### Recorded information
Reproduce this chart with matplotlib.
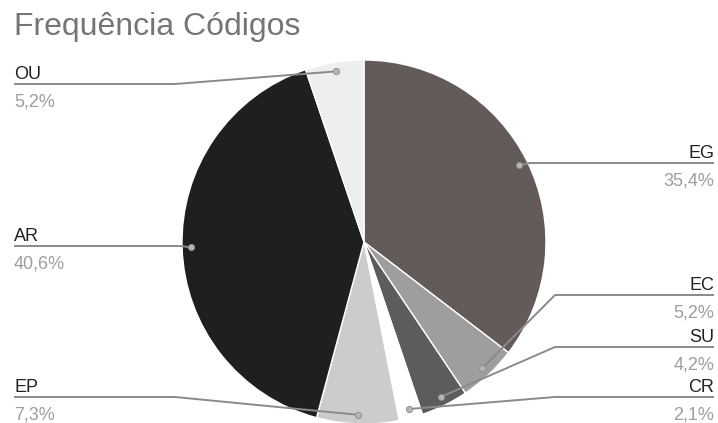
import numpy as np
import matplotlib
matplotlib.use("Agg")
import matplotlib.pyplot as plt

# ---- data ----
categories = ['EG', 'EC', 'SU', 'CR', 'EP', 'AR', 'OU']
values = [35.4, 5.2, 4.2, 2.1, 7.3, 40.6, 5.2]
pct_labels = ['35,4%', '5,2%', '4,2%', '2,1%', '7,3%', '40,6%', '5,2%']
colors = ['#635b58', '#9e9e9e', '#5c5c5c', '#ffffff', '#cccccc', '#1f1f1f', '#eeeeee']
title = 'Frequência Códigos'

# ---- layout (pixel coordinates, y measured from top) ----
W, H = 718, 423
cx, cy, R = 364, 242, 182
side = ['R', 'R', 'R', 'R', 'L', 'L', 'L']
line_y = [163, 295, 347, 397, 397, 246, 84]
knee_x = [530, 555, 555, 555, 175, 180, 175]
left_x, right_x = 14, 714

plt.rcParams['font.family'] = ['Liberation Sans', 'DejaVu Sans']
fig = plt.figure(figsize=(W / 100, H / 100), dpi=100)
ax = fig.add_axes([0, 0, 1, 1])

wedges, _ = ax.pie(values, colors=colors, startangle=90, counterclock=False,
                   center=(cx, H - cy), radius=R,
                   wedgeprops=dict(edgecolor='white', linewidth=1.0))
ax.set_xlim(0, W)
ax.set_ylim(0, H)
ax.set_aspect('auto')
ax.axis('off')

line_col = '#8a8a8a'
for i, w in enumerate(wedges):
    mid = np.deg2rad((w.theta1 + w.theta2) / 2)
    dx = cx + 0.95 * R * np.cos(mid)
    dy = (H - cy) + 0.95 * R * np.sin(mid)
    ly = H - line_y[i]
    end = right_x if side[i] == 'R' else left_x
    ax.plot([dx, knee_x[i], end], [dy, ly, ly], color=line_col, lw=1.4,
            solid_capstyle='butt', zorder=5)
    ax.plot([dx], [dy], marker='o', ms=4.5, color='#b5b5b5', mec='#8a8a8a',
            mew=0.6, zorder=6)
    ha = 'right' if side[i] == 'R' else 'left'
    ax.text(end, ly + 5, categories[i], ha=ha, va='baseline', fontsize=13,
            color='#222222')
    ax.text(end, ly - 22, pct_labels[i], ha=ha, va='baseline', fontsize=13,
            color='#9e9e9e')

ax.text(14, H - 35, title, ha='left', va='baseline', fontsize=23,
        color='#757575')

fig.savefig('out.png', dpi=100, facecolor='white')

### Exercise requirements
Wherever "matplotlib" shows up in a line, copy that line.

### Worked answer
Reproduce this chart with matplotlib.
import matplotlib
matplotlib.use("Agg")
import matplotlib.pyplot as plt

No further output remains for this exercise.